I would have done it differently. Friends are great, but there are limitations. You can help out a friend in need based upon your own paramaters. I would never personally give this kind of money, though that's meaningless because I don't actually have that kind of money to give.

I personally think lending money between friends is a very bad thing to do.


----------



## OhGreatGuru (May 24, 2009)

PS:
_Neither a borrower nor a lender be;
For loan oft loses both itself and friend,
...
William Shakespeare, "Hamlet", Act 1 scene 3_


----------



## Easy Does It (Sep 24, 2010)

A long time ago I had lent someone money and had my lawyer draw up the papers. A few months later he stopped paying me and disappeared. I seeked the services of a collection company and was able to affect his credit bureau. Oddly enough I ended up finding out that he was in the process of getting divorced and I was also able to track him down and confronted him. The way that the loan note was set up had many variables that could be triggered if he missed a payment or payments. I found this feature to be good in letting the borrower know that if he did miss payments it would become expensive to do so. The rational is to try and make it very unappealing not repaying the loan. He kept threatening me that he would declare bankruptcy and I would get nothing. A few weeks later I received paper work that he had filled for a consumer proposal. I was told I would get about $0.20 on the dollars which was not acceptable to me so I called a creditors meeting. At the meeting I told him that I was seeking nothing less than 100% repayment and if he didn’t agree he could file for bankruptcy right then and there, he never thought I would play this hand since it meant I got nothing. In the end he made some more payments but he disappeared again, declared bankruptcy and I was only able to get back about 60% of the loan. Lesson learned.


----------



## kcowan (Jul 1, 2010)

I have had numerous opportunities to invest with friends and acquaintences. I have never done it. One friend is still a friend even though he has stiffed many of our mutual friends.

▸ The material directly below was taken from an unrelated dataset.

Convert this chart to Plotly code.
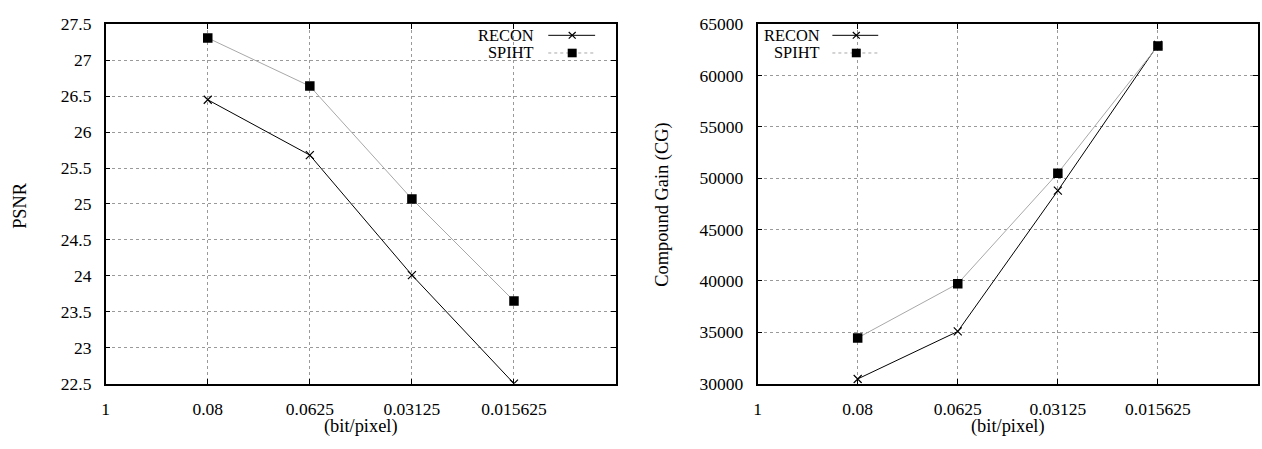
import plotly.graph_objects as go

W, H = 1262, 449

# ---- data ----
bpp_labels = ["1", "0.08", "0.0625", "0.03125", "0.015625"]
bpp = ["0.08", "0.0625", "0.03125", "0.015625"]
psnr_recon = [26.45, 25.68, 24.01, 22.50]
psnr_spiht = [27.31, 26.64, 25.07, 23.65]
cg_recon = [30450, 35080, 48800, 63000]
cg_spiht = [34450, 39730, 50500, 62900]
psnr_ticks = [22.5, 23, 23.5, 24, 24.5, 25, 25.5, 26, 26.5, 27, 27.5]
psnr_ticktext = ["22.5", "23", "23.5", "24", "24.5", "25", "25.5", "26", "26.5", "27", "27.5"]
cg_ticks = [30000, 35000, 40000, 45000, 50000, 55000, 60000, 65000]

FONT = "Liberation Serif"
FS = 17.5
FT = 18.4
FL = 16.4


def px(x):
    return x / W


def py(y):
    return 1 - y / H


fig = go.Figure()

recon_style = dict(mode="lines+markers", line=dict(color="black", width=1),
                   marker=dict(symbol="x-thin-open", size=8, color="black",
                               line=dict(color="black", width=1.2)))
spiht_style = dict(mode="lines+markers", line=dict(color="#a8a8a8", width=1),
                   marker=dict(symbol="square", size=9.5, color="black"))

fig.add_trace(go.Scatter(x=bpp, y=psnr_recon, name="RECON", xaxis="x", yaxis="y", **recon_style))
fig.add_trace(go.Scatter(x=bpp, y=psnr_spiht, name="SPIHT", xaxis="x", yaxis="y", **spiht_style))
fig.add_trace(go.Scatter(x=bpp, y=cg_recon, name="RECON", xaxis="x2", yaxis="y2", **recon_style))
fig.add_trace(go.Scatter(x=bpp, y=cg_spiht, name="SPIHT", xaxis="x2", yaxis="y2", **spiht_style))

ydom = [py(391), py(15)]
common_x = dict(type="category", categoryorder="array", categoryarray=bpp_labels,
                range=[0, 5], tickmode="array", tickvals=bpp_labels, ticktext=bpp_labels,
                showgrid=True, gridcolor="#9a9a9a", griddash="dot", gridwidth=1,
                showline=True, linecolor="black", linewidth=1.6, mirror="ticks",
                ticks="inside", ticklen=5, tickcolor="black", ticklabelstandoff=9,
                tickfont=dict(family=FONT, size=FS, color="black"), zeroline=False)
common_y = dict(showgrid=True, gridcolor="#9a9a9a", griddash="dot", gridwidth=1,
                showline=True, linecolor="black", linewidth=1.6, mirror="ticks",
                ticks="inside", ticklen=5, tickcolor="black", ticklabelstandoff=9,
                tickfont=dict(family=FONT, size=FS, color="black"), zeroline=False)

fig.update_layout(
    width=W, height=H, margin=dict(l=0, r=0, t=0, b=0),
    paper_bgcolor="white", plot_bgcolor="white", showlegend=False,
    font=dict(family=FONT, size=FS, color="black"),
    xaxis=dict(domain=[px(102), px(614)], anchor="y", **common_x),
    yaxis=dict(domain=ydom, anchor="x", range=[22.5, 27.5], tickvals=psnr_ticks,
               ticktext=psnr_ticktext, **common_y),
    xaxis2=dict(domain=[px(756), px(1258)], anchor="y2", **common_x),
    yaxis2=dict(domain=ydom, anchor="x2", range=[30000, 65000], tickvals=cg_ticks,
                ticktext=[str(v) for v in cg_ticks], **common_y),
)

# axis titles
ann = [
    dict(text="PSNR", x=px(16), y=py(204), textangle=-90),
    dict(text="Compound Gain (CG)", x=px(661), y=py(204), textangle=-90),
    dict(text="(bit/pixel)", x=px(358), y=py(436)),
    dict(text="(bit/pixel)", x=px(1007), y=py(436)),
]
for a in ann:
    fig.add_annotation(xref="paper", yref="paper", showarrow=False,
                       xanchor="center", yanchor="middle", borderpad=0,
                       font=dict(family=FONT, size=FT, color="black"), **a)

# custom gnuplot-style legends (text, then sample)
shapes = []
for text_right, l0, l1, mx in [(533, 546, 593, 570), (820, 831, 877, 855)]:
    for name, yy, col, dash in [("RECON", 26.5, "black", "solid"), ("SPIHT", 45, "#a8a8a8", "dot")]:
        fig.add_annotation(xref="paper", yref="paper", showarrow=False,
                           x=px(text_right), y=py(yy), xanchor="right", yanchor="middle",
                           borderpad=0,
                           text=name, font=dict(family=FONT, size=FL, color="black"))
        shapes.append(dict(type="line", xref="paper", yref="paper",
                           x0=px(l0), x1=px(l1), y0=py(yy), y1=py(yy),
                           line=dict(color=col, width=1, dash=dash)))
        if name == "RECON":
            d = 3.5
            shapes.append(dict(type="line", xref="paper", yref="paper",
                               x0=px(mx - d), x1=px(mx + d), y0=py(yy - d), y1=py(yy + d),
                               line=dict(color="black", width=1.2)))
            shapes.append(dict(type="line", xref="paper", yref="paper",
                               x0=px(mx - d), x1=px(mx + d), y0=py(yy + d), y1=py(yy - d),
                               line=dict(color="black", width=1.2)))
        else:
            d = 4.5
            shapes.append(dict(type="rect", xref="paper", yref="paper",
                               x0=px(mx - d), x1=px(mx + d), y0=py(yy - d), y1=py(yy + d),
                               fillcolor="black", line=dict(width=0)))
fig.update_layout(shapes=shapes)

fig.write_html("out.html")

Trying to be nice will never get you a dime!


----------



## OhGreatGuru (May 24, 2009)

GEorGE2 said:


> Guys, first of all I admit I was an idiot  and maybe still I am if I didn't forget about it and still hope to get back my money...
> ...


I wouldn't call you an idiot. But you made the common mistake of thinking you were "lending money to a friend" when you were really lending it to his risky business venture. He had no other security or income to repay you with if it didn't pan out.

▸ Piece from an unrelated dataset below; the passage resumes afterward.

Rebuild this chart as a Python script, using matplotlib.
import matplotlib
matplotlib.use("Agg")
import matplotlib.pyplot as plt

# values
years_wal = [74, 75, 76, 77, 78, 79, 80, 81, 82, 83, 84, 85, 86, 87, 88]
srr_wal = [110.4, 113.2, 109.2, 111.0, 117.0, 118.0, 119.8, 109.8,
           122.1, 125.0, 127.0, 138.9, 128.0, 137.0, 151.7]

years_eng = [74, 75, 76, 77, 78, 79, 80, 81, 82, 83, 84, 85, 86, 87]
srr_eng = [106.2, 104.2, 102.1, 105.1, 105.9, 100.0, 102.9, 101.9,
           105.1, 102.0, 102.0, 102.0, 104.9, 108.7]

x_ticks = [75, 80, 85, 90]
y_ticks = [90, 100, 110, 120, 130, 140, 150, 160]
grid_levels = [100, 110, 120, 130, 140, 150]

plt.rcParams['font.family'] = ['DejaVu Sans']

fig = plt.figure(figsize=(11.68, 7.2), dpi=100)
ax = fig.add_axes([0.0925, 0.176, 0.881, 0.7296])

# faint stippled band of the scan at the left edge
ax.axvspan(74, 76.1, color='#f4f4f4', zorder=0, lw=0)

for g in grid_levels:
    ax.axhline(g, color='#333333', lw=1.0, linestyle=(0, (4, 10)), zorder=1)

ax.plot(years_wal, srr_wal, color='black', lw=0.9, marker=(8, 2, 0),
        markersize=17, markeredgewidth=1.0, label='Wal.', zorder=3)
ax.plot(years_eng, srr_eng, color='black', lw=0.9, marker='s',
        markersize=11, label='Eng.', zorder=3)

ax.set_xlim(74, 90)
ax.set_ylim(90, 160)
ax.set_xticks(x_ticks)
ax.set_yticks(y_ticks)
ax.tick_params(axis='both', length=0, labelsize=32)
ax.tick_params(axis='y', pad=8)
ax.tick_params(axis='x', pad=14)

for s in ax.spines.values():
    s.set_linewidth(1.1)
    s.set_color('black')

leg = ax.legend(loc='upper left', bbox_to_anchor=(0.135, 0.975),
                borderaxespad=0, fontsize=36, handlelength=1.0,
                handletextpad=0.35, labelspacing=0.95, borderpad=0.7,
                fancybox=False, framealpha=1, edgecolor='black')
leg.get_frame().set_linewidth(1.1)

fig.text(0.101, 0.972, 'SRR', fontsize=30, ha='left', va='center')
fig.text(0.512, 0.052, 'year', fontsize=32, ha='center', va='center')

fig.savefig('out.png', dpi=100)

The question you ought to have asked yourself is: "If it's such a good business investment, how come he has to borrow from me instead of the bank?"

The probable answers are either:
a) He was know to be a bad credit risk; or,
b) The experts at small business loans thought his business plan was too risky; or
c) Both of the above.

All good reasons for you not to provide him with venture capital either.


----------



## Xander (Apr 3, 2009)

About six years ago I lent a friend $4500 on a handshake. He had what I thought was a good idea and I trusted him to pay me back. 
To make a long story short I've never seen a penny. Since I loaned him the cash he's bought a house 30% bigger and worth at least 30% more than mine. He's separated from his wife. (this only happened in the last year). He's found a new girl, fallen in love, bought his second BMW in the last 10 yrs, went on trips out west, rented cottages up north, weekends away etc....

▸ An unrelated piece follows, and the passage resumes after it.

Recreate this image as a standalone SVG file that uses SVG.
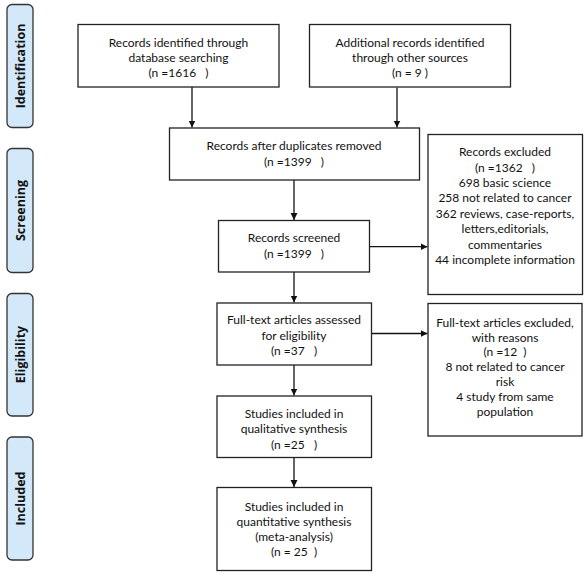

Never once has he attempted to pay back any of what he owes. It always amazes me how people will piss away there reputation so willingly. Even more amazing is this guy did it for $4500. Now if we were talking 4.5 million I could maybe see why but for a few grand....

Anyway, I tried to help a friend that I trusted. I got f**ked. Lesson learned. I can survive without the money but it the priciple that really gets to me. 

Karma is a ***** and I believe if you screw someone you'll end up getting it back 10 fold in one way or another at some point in your life.

On a personal note. I do not talk about this with mutal friends BUT when asked why I don't speak to or attend events this guy has anymore I calmly explain why. At the very least I can be sure these people know not to loan this parasite anything.


----------



## jagger (Jan 12, 2011)

I learned my lesson in high school, where I often lent "lunch money" to friends who were hungry. I've also been burned for a few hundred bucks once, but it just a few hundred. Now I will only lend to close family, and even then with extreme caution.


----------



## GEorGE2 (Aug 10, 2011)

Thanks for replies,

I wrote a reply here, but for some reason it's still not here (there was a note that it will wait for moderator approval).

Anyways, there something I remembered. He also made a joint venture with one person, it required a lot of cash investment to get the job done. Both of them hold 50/50 and each of them invested like 30-40K. I could take control of this venture, but it's a risky idea and I wouldn't like to be involved, but it could be a better alternative than hoping that he'll pay me back some time in the future...

I hope my previous reply will end up here as well.


----------